Trump asks about about the Biden family’s allegedly corrupt dealings with a Ukrainian prosecutor. And, of course, this would boil down to Hunter Biden’s appointment to the board of a Ukrainian energy company. However, Trump denies this allegation saying that there was “no quid pro quo”, meaning that the release of aid was not on condition of any investigation into the Biden’s. Trump released military aid to Ukraine shortly before the whistle-blower’s accusations emerged.
However, there have been many disputes to Trump’s defence, including but not limited to, the US Ambassador to the Ukraine, Marie Yovanovitch, who was recalled from her position for undermining Trump’s efforts to pressure Ukraine to investigate Biden. She testified in Congress by explaining how she was recalled due to a smear campaign that was run against her. She, of course, was privy to the conversation between Trump and Zelensky and testified that she was “shocked” by the call.
In another part of her testimony, she went into detail about the smear campaign against her, claiming that Trump’s personal lawyer, Rudy Giuliani, and his associates Lev Parnas and Igor Fruman orchestrated efforts along with a corrupt Ukrainian prosecutor to carry out the efforts that led to her being recalled. Trump has denied these allegations and even knowing who Parnas is. Since then, pictures of Parnas and Trump together have emerged, while Parnas has directly accused Trump of being dishonest.

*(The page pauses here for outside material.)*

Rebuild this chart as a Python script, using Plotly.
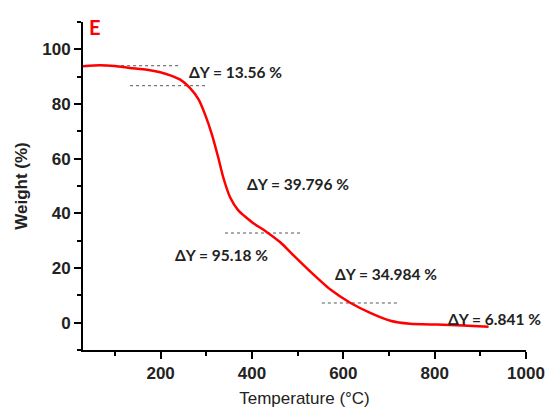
import plotly.graph_objects as go

# TGA curve
temperature = [30, 67, 100, 133, 170, 199, 221, 243, 264, 283, 297, 312, 326, 337, 352, 370, 388, 403, 432, 462, 491, 527, 571, 615, 659, 703, 746, 805, 862, 918]
weight = [93.8, 94.2, 93.9, 93.2, 92.5, 91.6, 90.5, 88.9, 85.9, 81.7, 76.3, 69.0, 60.5, 53.2, 45.9, 41.1, 38.4, 36.4, 33.2, 29.4, 24.6, 18.8, 12.2, 7.3, 3.6, 0.7, -0.4, -0.7, -1.0, -1.5]

# dotted step-reference lines: level, x start, x end
ref_levels = [94.0, 86.7, 32.8, 7.2]
ref_x0 = [74, 133, 341, 553]
ref_x1 = [242, 304, 509, 723]

# step labels
label_texts = ["ΔY = 13.56 %", "ΔY = 39.796 %", "ΔY = 95.18 %", "ΔY = 34.984 %", "ΔY = 6.841 %"]
label_x = [365, 501, 334, 694, 932]
label_y = [91.6, 50.9, 24.7, 17.8, 1.5]

x_ticks = [200, 400, 600, 800, 1000]
y_ticks = [0, 20, 40, 60, 80, 100]

fig = go.Figure()
for lv, a, b in zip(ref_levels, ref_x0, ref_x1):
    fig.add_trace(go.Scatter(x=[a, b], y=[lv, lv], mode="lines",
                             line=dict(color="#555555", width=1, dash="dot"),
                             showlegend=False, hoverinfo="skip"))
fig.add_trace(go.Scatter(x=temperature, y=weight, mode="lines",
                         line=dict(color="#ff0000", width=2.5, shape="spline", smoothing=0.6),
                         showlegend=False))

for t, x, y in zip(label_texts, label_x, label_y):
    fig.add_annotation(x=x, y=y, text="<b>" + t + "</b>", showarrow=False,
                       font=dict(family="Lato", size=15.5, color="#222222"))

fig.add_annotation(xref="paper", yref="paper", x=0.01, y=0.985, xanchor="left", yanchor="middle",
                   text="<b>E</b>", showarrow=False,
                   font=dict(family="Lato", size=20, color="#ff0000"))

axis_common = dict(showline=True, linecolor="black", linewidth=2, ticks="outside",
                   ticklen=7, tickwidth=2, tickcolor="black", showgrid=False, zeroline=False,
                   automargin=False,
                   tickfont=dict(family="Liberation Sans", size=17, color="#222222", weight="bold"))

fig.update_xaxes(range=[30, 1000], tickvals=x_ticks,
                 minor=dict(dtick=100, tick0=0, ticks="outside", ticklen=4, tickwidth=2, tickcolor="black"),
                 title=dict(text="Temperature (°C)", font=dict(family="Liberation Sans", size=17, color="#222222"), standoff=14),
                 **axis_common)
fig.update_yaxes(range=[-10, 110], tickvals=y_ticks,
                 minor=dict(dtick=10, tick0=0, ticks="outside", ticklen=4, tickwidth=2, tickcolor="black"),
                 title=dict(text="<b>Weight (%)</b>", font=dict(family="Liberation Sans", size=17, color="#222222"), standoff=10),
                 **axis_common)

fig.update_layout(width=545, height=408, margin=dict(l=83, r=19, t=22, b=58),
                  plot_bgcolor="white", paper_bgcolor="white")

fig.write_html("out.html")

Text Messages between top-ranking Republican on the House Intelligence Committee, Devin Nunes, and Parnas have since emerged, showing that that Parnas, who Rudy Giuliani used to communicate with Ukrainian officials, texted with Rep. Nunes’ aide, Derek Harvey, extensively throughout 2019. It provides key new evidence that Nunes’ team was aware of and involved in Trump’s efforts to pressure Ukraine to investigate former vice president Joe Biden.
So now we find ourselves in a place where, among other people in less clear-cut positions, there are five people involved in the effort to carry out Trump’s alleged demand for an investigation into the Bidens. However, the question is about which witnesses will be called to appear before the Senate and whether there are enough Republican Senators that are willing to join Democrats and Independents and vote with a supermajority (66%) to remove Trump from office. Furthermore, because such a thing would be unprecedented in US history, it’s unclear whether the Senate actually has that power and we’re likely to face a case in the US Supreme Court to confirm whether or not it does.
Whatever the case may be, however, this is undoubtedly going to be a watershed moment in history and we can watch it all unfold before our eyes today at 1pm EST (GMT-5).